Information shown
begin

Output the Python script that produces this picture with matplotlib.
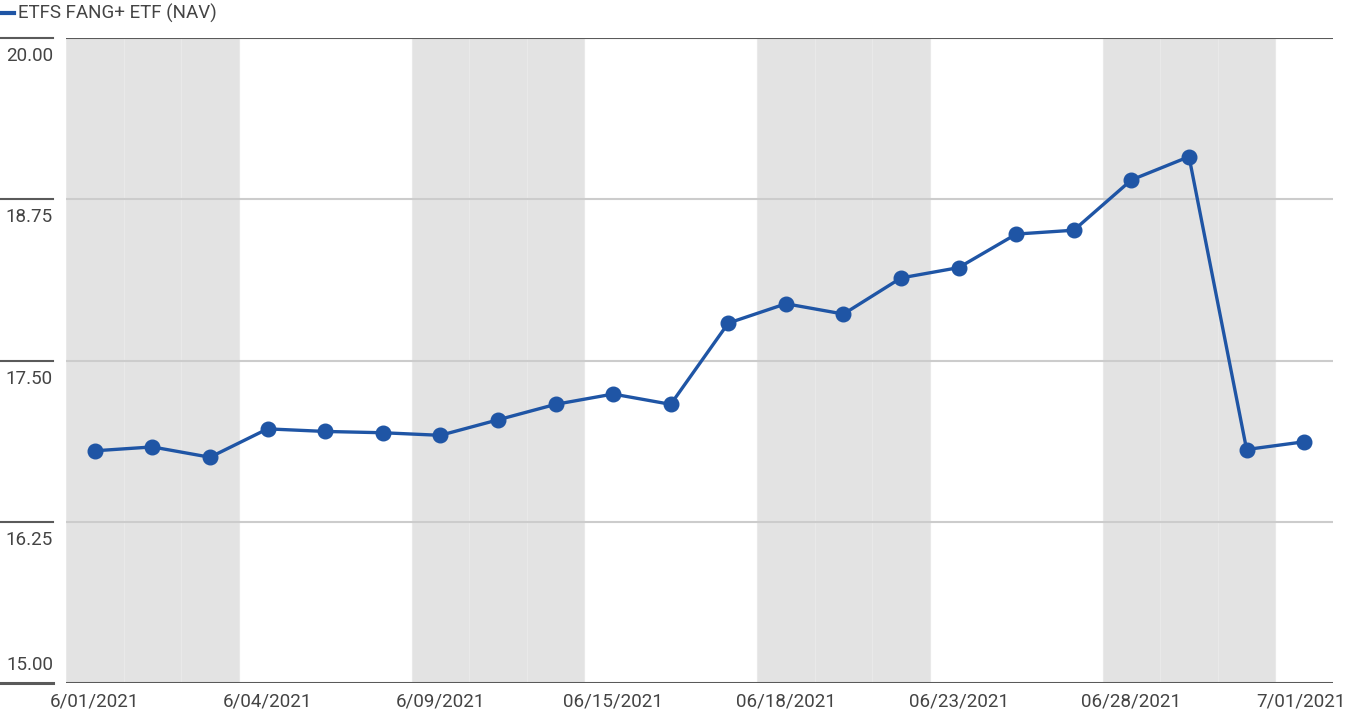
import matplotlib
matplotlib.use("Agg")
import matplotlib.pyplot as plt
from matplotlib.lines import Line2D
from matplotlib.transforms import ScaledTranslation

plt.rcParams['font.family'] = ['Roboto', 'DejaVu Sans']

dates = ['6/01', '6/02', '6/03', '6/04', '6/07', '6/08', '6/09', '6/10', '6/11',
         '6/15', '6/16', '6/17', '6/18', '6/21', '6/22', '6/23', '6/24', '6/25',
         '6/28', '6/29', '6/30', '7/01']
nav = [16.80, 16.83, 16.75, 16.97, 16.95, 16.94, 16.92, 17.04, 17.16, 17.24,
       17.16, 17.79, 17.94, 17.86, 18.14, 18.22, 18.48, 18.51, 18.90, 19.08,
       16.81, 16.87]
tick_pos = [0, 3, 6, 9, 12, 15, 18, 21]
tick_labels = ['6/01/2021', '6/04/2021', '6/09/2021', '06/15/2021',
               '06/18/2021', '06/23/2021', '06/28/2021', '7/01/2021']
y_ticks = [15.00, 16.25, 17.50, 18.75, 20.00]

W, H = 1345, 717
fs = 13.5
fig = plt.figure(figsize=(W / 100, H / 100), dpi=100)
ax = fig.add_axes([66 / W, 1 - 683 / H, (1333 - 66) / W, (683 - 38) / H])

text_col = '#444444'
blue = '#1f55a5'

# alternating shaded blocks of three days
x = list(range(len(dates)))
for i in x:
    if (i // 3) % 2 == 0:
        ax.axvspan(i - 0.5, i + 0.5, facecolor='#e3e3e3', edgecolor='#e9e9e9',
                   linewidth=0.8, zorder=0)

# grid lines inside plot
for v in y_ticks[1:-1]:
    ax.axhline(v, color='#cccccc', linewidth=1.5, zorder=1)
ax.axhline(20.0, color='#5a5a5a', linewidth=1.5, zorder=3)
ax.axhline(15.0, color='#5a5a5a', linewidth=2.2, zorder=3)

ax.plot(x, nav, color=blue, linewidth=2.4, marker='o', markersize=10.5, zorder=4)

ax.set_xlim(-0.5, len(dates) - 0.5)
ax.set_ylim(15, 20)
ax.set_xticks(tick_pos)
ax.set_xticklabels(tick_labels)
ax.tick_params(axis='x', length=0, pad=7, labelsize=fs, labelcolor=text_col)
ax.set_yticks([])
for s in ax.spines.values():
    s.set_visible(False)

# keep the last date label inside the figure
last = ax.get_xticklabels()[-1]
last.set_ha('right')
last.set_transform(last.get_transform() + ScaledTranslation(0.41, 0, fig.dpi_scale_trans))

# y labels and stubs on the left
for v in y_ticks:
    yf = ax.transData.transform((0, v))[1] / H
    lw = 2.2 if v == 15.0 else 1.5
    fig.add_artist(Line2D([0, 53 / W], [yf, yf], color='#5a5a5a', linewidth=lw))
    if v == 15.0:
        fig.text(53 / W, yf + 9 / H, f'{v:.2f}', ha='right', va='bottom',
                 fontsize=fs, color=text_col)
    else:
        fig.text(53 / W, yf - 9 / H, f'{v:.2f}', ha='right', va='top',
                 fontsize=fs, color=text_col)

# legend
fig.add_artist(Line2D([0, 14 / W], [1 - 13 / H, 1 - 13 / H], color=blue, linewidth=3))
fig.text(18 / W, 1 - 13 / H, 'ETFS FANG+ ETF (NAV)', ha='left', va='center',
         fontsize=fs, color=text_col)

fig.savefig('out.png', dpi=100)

end

Skip the pictures and restate exactly the lines from the beginning of the listing to the line with "plt.rcParams['font.family'] = ['Roboto', 'DejaVu", that line included.

Output the Python script that produces this picture with matplotlib.
import matplotlib
matplotlib.use("Agg")
import matplotlib.pyplot as plt
from matplotlib.lines import Line2D
from matplotlib.transforms import ScaledTranslation

plt.rcParams['font.family'] = ['Roboto', 'DejaVu Sans']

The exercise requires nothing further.